Purdue Pharma Files Bankruptcy to Shield Sackler Family from Civil Lawsuits

| Importance: 9/10 | Status: confirmed

On September 15, 2019, Purdue Pharma filed for Chapter 11 bankruptcy protection after facing thousands of lawsuits from states, local governments, Native American tribes, and victims related to the opioid crisis. The bankruptcy filing was a strategic maneuver designed to shield the billionaire Sackler family from civil liability while allowing them to retain billions extracted from the company in previous years.

The central and most controversial element of the bankruptcy plan was that the Sacklers—who did not themselves seek bankruptcy protection—sought to use Purdue’s bankruptcy to obtain blanket immunity from all civil lawsuits related to the opioid epidemic. The family proposed contributing $6 billion to opioid abatement in exchange for a “global peace” that would permanently bar future lawsuits against family members.

This represented an abuse of bankruptcy law: the Sackler family members never filed for personal bankruptcy, yet sought to use the corporate bankruptcy to extinguish personal liability for their role in directing Purdue’s deadly marketing practices.

Billions Already Extracted

In the decade before the bankruptcy filing, the Sackler family had withdrawn approximately $11-13 billion from Purdue Pharma, moving assets to offshore accounts and family trusts. The bankruptcy strategy allowed them to offer back a fraction of their extracted wealth ($6 billion) in exchange for immunity worth far more, while keeping the remainder of their fortune shielded from victims’ claims.

Lawsuit Pause Extends to Sacklers

Shortly after the bankruptcy filing, bankruptcy judges granted the Sacklers personal immunity from civil lawsuits, pausing thousands of pending cases against individual family members. This pause—which would extend for years as the bankruptcy proceeded through courts—provided immediate relief to the Sacklers while victims waited for any compensation.

Opposition from Attorneys General and DOJ

Multiple state attorneys general and the U.S. Department of Justice opposed the bankruptcy plan, arguing it would unlawfully deny individuals and governments the right to sue the Sacklers, who had not filed for bankruptcy themselves. The U.S. Trustee argued that granting non-bankrupt parties immunity violated federal bankruptcy law.

The bankruptcy filing exemplified how wealthy defendants use legal strategies unavailable to ordinary Americans to shield assets and avoid accountability. While individual Americans facing bankruptcy lose homes and savings, the Sackler family used corporate bankruptcy to protect billions in personal wealth extracted from a company that admitted to criminal conduct.

Death Toll Context

The bankruptcy filing came after over 400,000 Americans had died from opioid overdoses since OxyContin’s 1996 launch. Purdue had pleaded guilty to criminal misbranding in 2007, yet continued operating and generating billions in profits—profits extracted by the Sackler family before filing bankruptcy just as legal accountability intensified.
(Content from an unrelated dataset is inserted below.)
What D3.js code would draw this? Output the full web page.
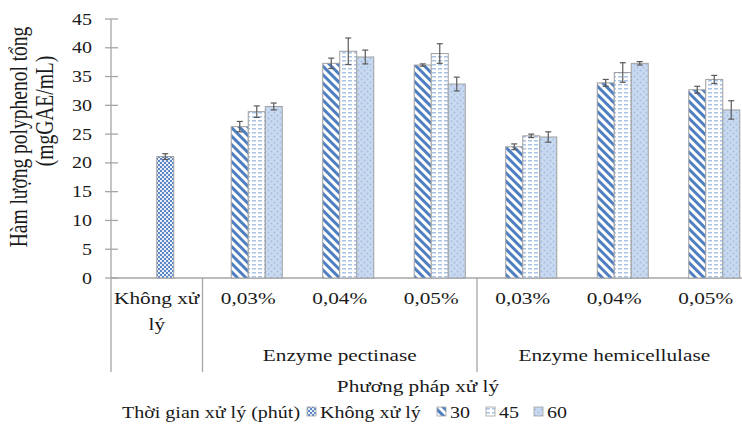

The bankruptcy filing triggered a legal battle that would continue through federal bankruptcy court, district court, appeals court, and ultimately the Supreme Court, lasting nearly five years. Throughout this period, victims received no compensation while the Sacklers retained their wealth, demonstrating how complex legal maneuvers allow the wealthy to delay accountability indefinitely.

This case represents a landmark abuse of bankruptcy protection, where billionaire corporate owners who directed deadly business practices sought to use their company’s bankruptcy to purchase immunity from civil liability while retaining their personal fortunes.